Brazil’s teen pregnancy rate is plummeting: what can other countries learn from it?
BMJ 2025; 389 doi: https://doi.org/10.1136/bmj.r852 (Published 30 May 2025) Cite this as: BMJ 2025;389:r852- Luke Taylor, freelance journalist
- Bogotá
- lukestephentaylor{at}gmail.com
For decades Brazil has struggled to bring down its stubbornly high rate of teenage pregnancy. The country has nearly twice as many adolescent births as the average upper middle income nation, and its absolute numbers are enormous owing to a population of 210 million. In 2015 alone 547 000 Brazilian mothers aged under 20 gave birth, 26 000 of them girls under 15.12
Adolescent births are driven by inequality and perpetuate it—so, in a nation as unequal as Brazil, this is one of the country’s largest health and socioeconomic issues. High rates of teenage pregnancy disproportionately affect the poorest communities, where they worsen already limited educational and economic opportunities for young mothers and increase the risk of maternal and infant health complications. Both the covid pandemic and ongoing moves to water down sex education in recent years have sparked fears that Brazil could take a step backwards, leading to more girls getting married, dropping out of school, or losing their lives in clandestine abortion clinics.

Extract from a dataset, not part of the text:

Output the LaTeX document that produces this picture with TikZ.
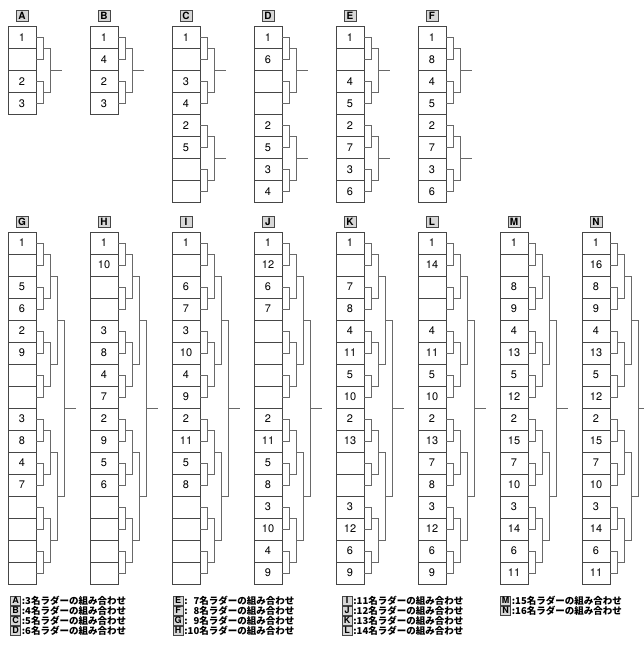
\documentclass[tikz,border=0pt]{standalone}
\usepackage{fontspec}
\setmainfont{TeX Gyre Heros}
\newfontfamily\jpfont{Noto Sans CJK JP}
\usepackage{tikz}
\usetikzlibrary{calc}
\definecolor{lsFrame}{RGB}{70,70,70}
\definecolor{lsWire}{RGB}{105,105,105}
\definecolor{lsTagFill}{RGB}{215,215,215}

\tikzset{
  seat/.style={draw=lsFrame, line width=0.7pt, minimum width=28pt, minimum height=22pt,
    inner sep=0pt, font=\fontsize{11}{12}\selectfont},
  wire/.style={draw=lsWire, line width=0.7pt},
  tag/.style={draw=lsFrame, fill=lsTagFill, minimum width=12pt, minimum height=11pt,
    inner sep=0pt, font=\bfseries\fontsize{10}{11}\selectfont},
  keytag/.style={tag, minimum width=10pt, minimum height=9pt, font=\bfseries\fontsize{9}{9}\selectfont},
  keytext/.style={anchor=west, inner sep=0pt, font=\jpfont\bfseries\fontsize{9.5}{10}\selectfont},
}

% #1 ladder letter, #2 left, #3 top, #4 seeds from top to bottom
\newcommand{\ladder}[4]{%
  \node[tag] (#1-tag) at (#2+14,#3-10.5) {#1};
  \foreach \v [count=\i] in {#4} {
    \node[seat] (#1-\i) at (#2+14,#3+22*\i-11) {\v};
    \coordinate (#1-0-\i) at (#1-\i.east);
  }
}
% #1 ladder letter, #2 round, #3 number of brackets in that round
\newcommand{\tier}[3]{%
  \foreach \g in {1,...,#3} {
    \pgfmathtruncatemacro\ga{2*\g-1}
    \pgfmathtruncatemacro\gb{2*\g}
    \pgfmathtruncatemacro\lv{#2-1}
    \coordinate (#1-#2-\g) at ($(#1-\lv-\ga)!0.5!(#1-\lv-\gb)+(7,0)$);
    \draw[wire] (#1-\lv-\ga) -| (#1-#2-\g) |- (#1-\lv-\gb);
  }
}
\newcommand{\outlet}[2]{%
  \coordinate (#1-out-#2) at ($(#1-#2)+(12,0)$);
  \draw[wire] (#1-#2) -- (#1-out-#2);
}

\begin{document}
\begin{tikzpicture}[x=1pt, y=-1pt]
\useasboundingbox (0,0) rectangle (643,648);

\ladder{A}{8}{26.5}{1,{},2,3}
\tier{A}{1}{2}\tier{A}{2}{1}\outlet{A}{2-1}
\ladder{B}{90}{26.5}{1,4,2,3}
\tier{B}{1}{2}\tier{B}{2}{1}\outlet{B}{2-1}
\ladder{C}{172}{26.5}{1,{},3,4,2,5,{},{}}
\tier{C}{1}{4}\tier{C}{2}{2}\outlet{C}{2-1}\outlet{C}{2-2}
\ladder{D}{254}{26.5}{1,6,{},{},2,5,3,4}
\tier{D}{1}{4}\tier{D}{2}{2}\outlet{D}{2-1}\outlet{D}{2-2}
\ladder{E}{336}{26.5}{1,{},4,5,2,7,3,6}
\tier{E}{1}{4}\tier{E}{2}{2}\outlet{E}{2-1}\outlet{E}{2-2}
\ladder{F}{418}{26.5}{1,8,4,5,2,7,3,6}
\tier{F}{1}{4}\tier{F}{2}{2}\outlet{F}{2-1}\outlet{F}{2-2}

\ladder{G}{8}{232}{1,{},5,6,2,9,{},{},3,8,4,7,{},{},{},{}}
\ladder{H}{90}{232}{1,10,{},{},3,8,4,7,2,9,5,6,{},{},{},{}}
\ladder{I}{172}{232}{1,{},6,7,3,10,4,9,2,11,5,8,{},{},{},{}}
\ladder{J}{254}{232}{1,12,6,7,{},{},{},{},2,11,5,8,3,10,4,9}
\ladder{K}{336}{232}{1,{},7,8,4,11,5,10,2,13,{},{},3,12,6,9}
\ladder{L}{418}{232}{1,14,{},{},4,11,5,10,2,13,7,8,3,12,6,9}
\ladder{M}{500}{232}{1,{},8,9,4,13,5,12,2,15,7,10,3,14,6,11}
\ladder{N}{582}{232}{1,16,8,9,4,13,5,12,2,15,7,10,3,14,6,11}
\foreach \k in {G,H,I,J,K,L,M,N} {
  \tier{\k}{1}{8}\tier{\k}{2}{4}\tier{\k}{3}{2}\tier{\k}{4}{1}\outlet{\k}{4-1}
}

\foreach \k/\n [count=\r from 0] in {A/3,B/4,C/5,D/6} {
  \node[keytag] (key-\k) at (15.5,600.5+10*\r) {\k};
  \node[keytext] (note-\k) at ([xshift=1pt]key-\k.east) {:{\n}名ラダーの組み合わせ};
}
\foreach \k/\n [count=\r from 0] in {E/\phantom{1}7,F/\phantom{1}8,G/\phantom{1}9,H/10} {
  \node[keytag] (key-\k) at (178,600.5+10*\r) {\k};
  \node[keytext] (note-\k) at ([xshift=1pt]key-\k.east) {:{\n}名ラダーの組み合わせ};
}
\foreach \k/\n [count=\r from 0] in {I/11,J/12,K/13,L/14} {
  \node[keytag] (key-\k) at (347,600.5+10*\r) {\k};
  \node[keytext] (note-\k) at ([xshift=1pt]key-\k.east) {:{\n}名ラダーの組み合わせ};
}
\foreach \k/\n [count=\r from 0] in {M/15,N/16} {
  \node[keytag] (key-\k) at (505.5,600.5+10*\r) {\k};
  \node[keytext] (note-\k) at ([xshift=1pt]key-\k.east) {:{\n}名ラダーの組み合わせ};
}
\end{tikzpicture}
\end{document}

“It really is a public health crisis,” says Denise Leite Maia Monteiro, who heads the Brazilian Association of Obstetrics and Gynecology for Childhood and Adolescence. “If we want to achieve the [World Health Organization’s] sustainable development goals by 2030 we need to combat inequalities and invest in implementing policies focused on adolescent sexual and reproductive health.”
Turnaround
Despite such fears, however, recent figures suggest that Brazil is achieving a remarkable turnaround. The number of births among adolescent girls has halved in just a decade. Some 286 000 Brazilian girls aged 10-19 gave birth in the first half of 2014, but in the same period in 2024 the figure was 141 000.